C++ primer 5th edition: dynamic_cast

Question

I have this text from C++ Primer 5th edition:

dynamic_cast<type*>(e)

dynamic_cast<type&>(e)

dynamic_cast<type&&>(e)

In all cases, the type of e must be either a class type that is publicly derived from the target type , a public base class of the target type , or the same as the target type . If e has one of these types, then the cast will succeed. Otherwise, the cast fails.

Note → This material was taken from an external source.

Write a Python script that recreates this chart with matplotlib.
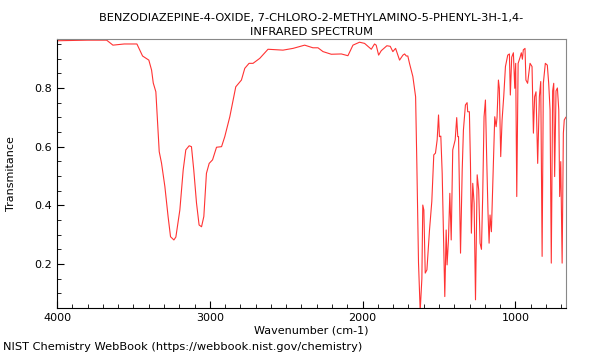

If a dynamic_cast to a pointer type fails, the result is 0. If a dynamic_cast to a reference type fails, the operator throws an exception of type bad_cast.

• It is said that "the type of e must be either a class type that publicly derived from the target type..." I think the contrary he meant because if the type of e is derived from the type cast then we don't need a conversion or cast because they are implicitly convertible by inheritance But normally: the type of type must be a class type that is publicly derived from the type of e...

• What do you think? Am I correct and this is a mistake in the book?

Thank you.

Answer 1

I think the contrary he meant because if the type of e is derived from the type cast then we don't need a conversion or cast because they are implicitly convertible by inheritance

If the type isn't the same, then there must be a conversion in order to arrive to the target type, whether that conversion is implicit or explicit.

While it's true that we won't need a cast, that doesn't mean that the cast would fail. So no, I don't think they meant the contrary. Upcasts succeed with dynamic cast, the quoted text is correct about that.

But normally: the type of type must be a class type that is publicly derived from the type of e...

That's what the second condition means in the book:

In all cases, the type of e must be either a ..., a public base class of the target type , or ...